About Melina Druga:
I’m an author, freelance journalist, and history enthusiast. I have writing professionally for nearly 20 years, having begun my career at the turn-of-the-century as a newspaper reporter and copy editor, but I began writing fiction when I was a child. I blog on my website about history, the writing process, author interviews, and historical fiction book excerpts and reviews. I am particularly interested in the period 1890-1920 and how WW1 changed the lives of ordinary people.
I am the author of three nonfiction books, contributor to a fourth, with two books – one fiction and one nonfiction — launching in 2019.
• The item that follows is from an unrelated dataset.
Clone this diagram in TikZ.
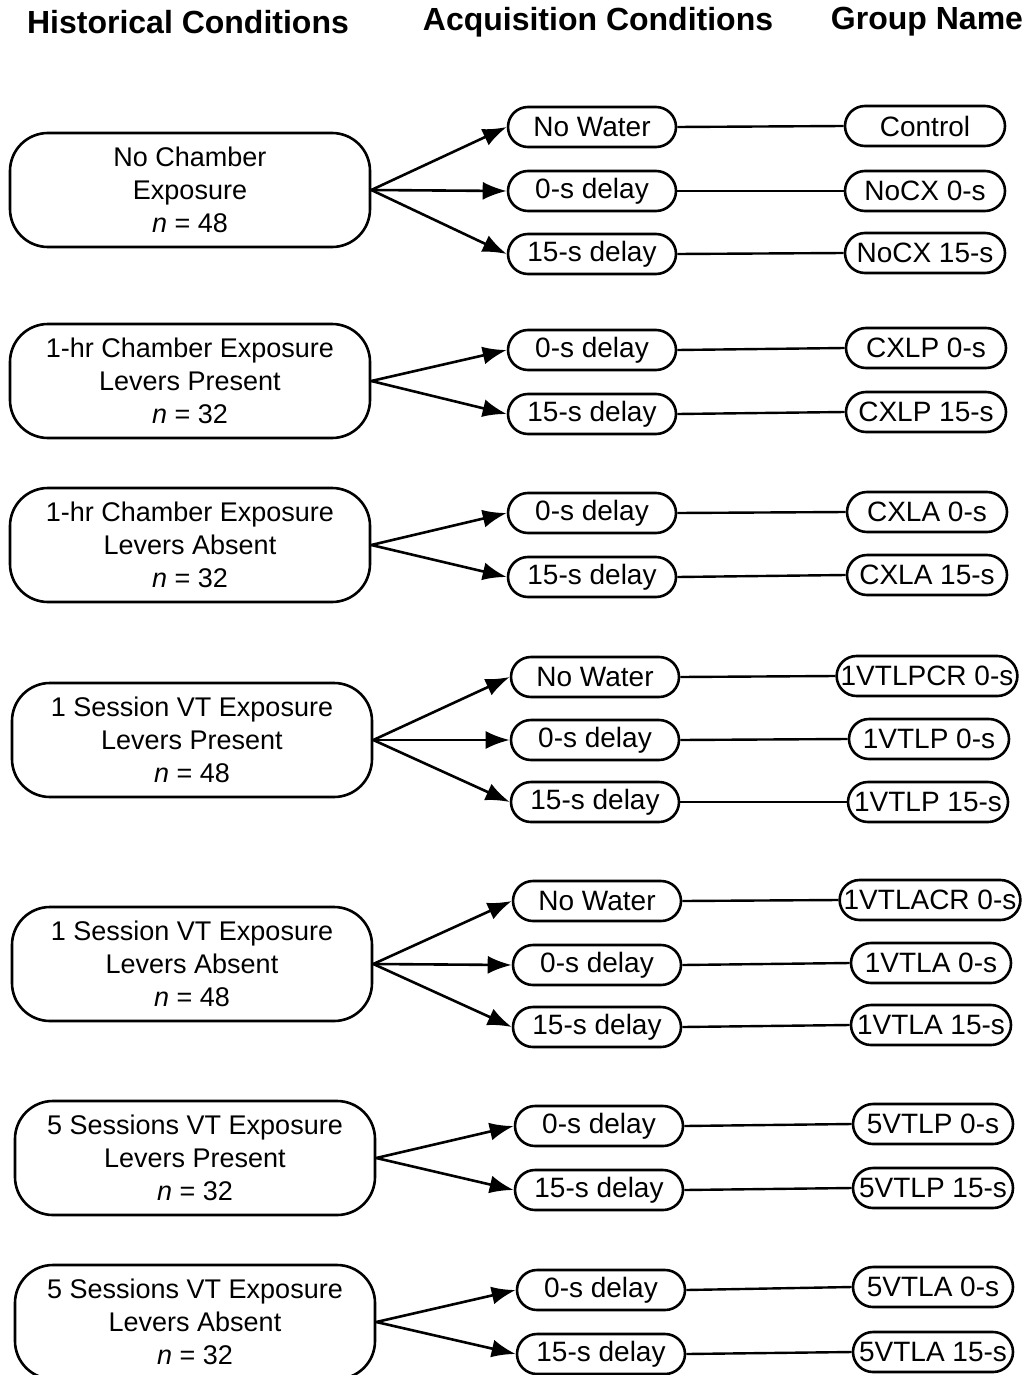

My three published books are A Tale of Two Nations (available in five parts and as a complete edition), Enterprising Women: Practical Advice for First Time Entrepreneurs, and Enterprising Women: A Practical Guide to Staring Your First Business. I contributed to When Women Become Business Owners.
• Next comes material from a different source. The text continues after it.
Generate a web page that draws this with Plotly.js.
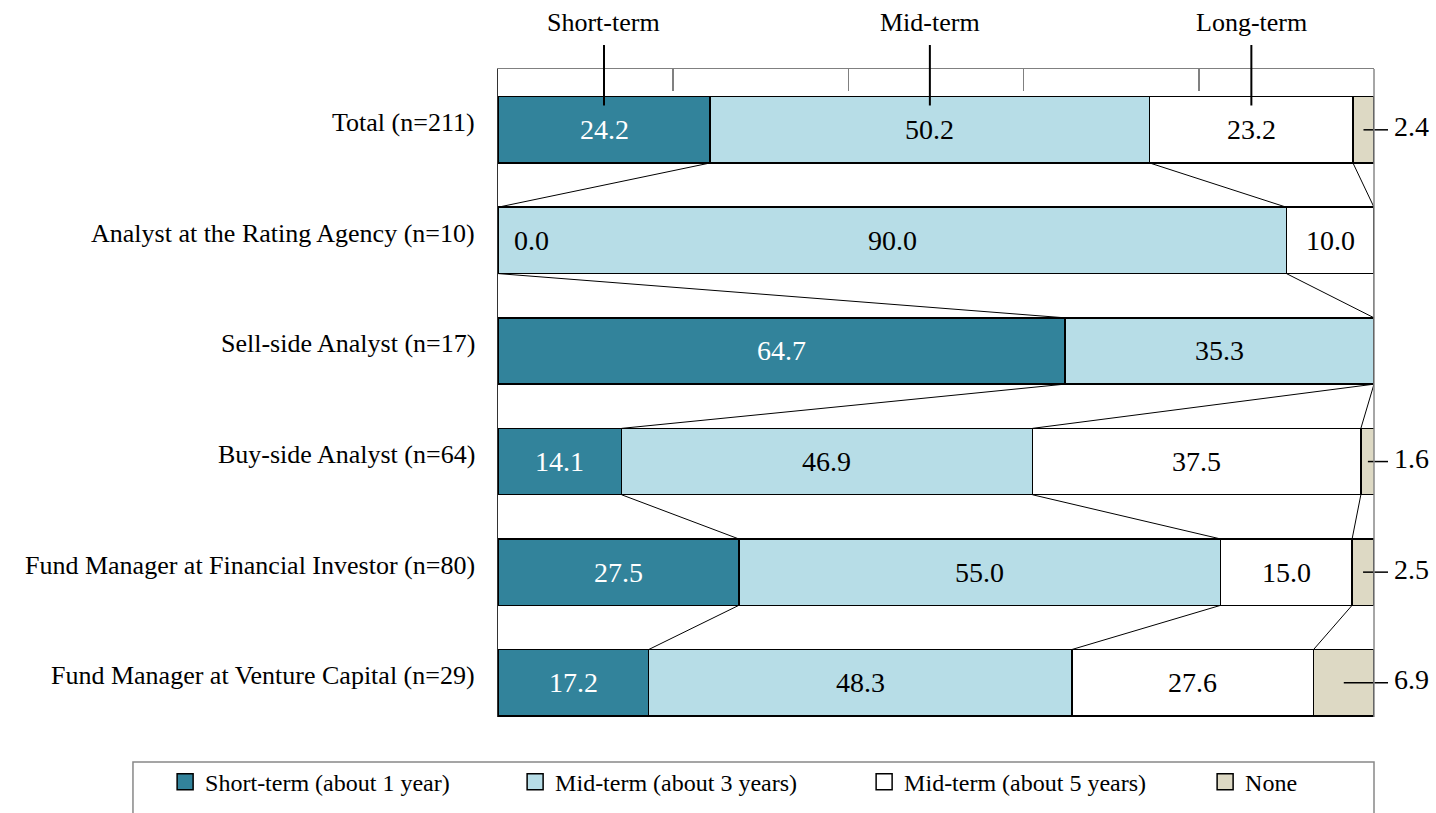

What inspires you to write?
I really enjoy Edith Wharton and the way she wrote about hypocrisy in the Gilded Age. The Gilded Age is one of the eras that I really love, and she lived through it and wrote about it first hand.
In addition, my motto is "educating and empowering through writing." I aim to teach while also entertaining.
Tell us about your writing process.
I complete extensive research and make copious notes. I write all rough drafts by hand. I enjoy the connection between writer and story. When I type my drafts, that's when I complete the first rewrite.
For Fiction Writers: Do you listen (or talk to) to your characters?
Not exactly, but I do strive to make characters real people in every sense of the word. My characters have both extensive biographies that covers details that don’t make it into my novels. For example, I know my characters grandparents and when those grandparents lived and died.
What advice would you give other writers?
My advice for new and aspiring authors is keep working at perfecting your craft. The more you write the better a writer you will become. Don’t bog your story down with details that don’t matter or are misplaced in the plotline. Don’t use dialogue tags other than “said.” Keep dialogue realistic. Avoid first person; it narrows your storytelling.
I see many grammatical, punctuation and style errors in indie books, so I would advise either learning these points on your own or using a professional copy editor or both.
How did you decide how to publish your books?
When I was in college, self publishing had a bad reputation. Even a decade ago, this was the case. So when I began the process of deciding how to publish, I tried going the traditional publishing route. I found this method to be very limiting because agents either weren’t open to new writers in my genre, didn’t represent my genre or required lengthy book proposals. I self published for the first time in 2013. At the time, I didn’t take it nearly as seriously as I could, but now I’m treating publishing as a business; exactly as I should be doing. I publish through my imprint Sun Up Press, and I’m learning marketing tricks and techniques.
What do you think about the future of book publishing?
I’m not sure what I think about the future. On one hand, self publishing has opened the door to so many talented authors, but on the other hand, many people publish without polishing their work or even writing multiple drafts, and the book’s quality suffers. Like any industry, it’s a mixed bag.
What do you use?: Professional Editor
What genres do you write?: nonfiction, historical fiction
What formats are your books in?: Both eBook and Print
All information in this post is presented “as is” supplied by the author. We don’t edit to allow you the reader to hear the author in their own voice.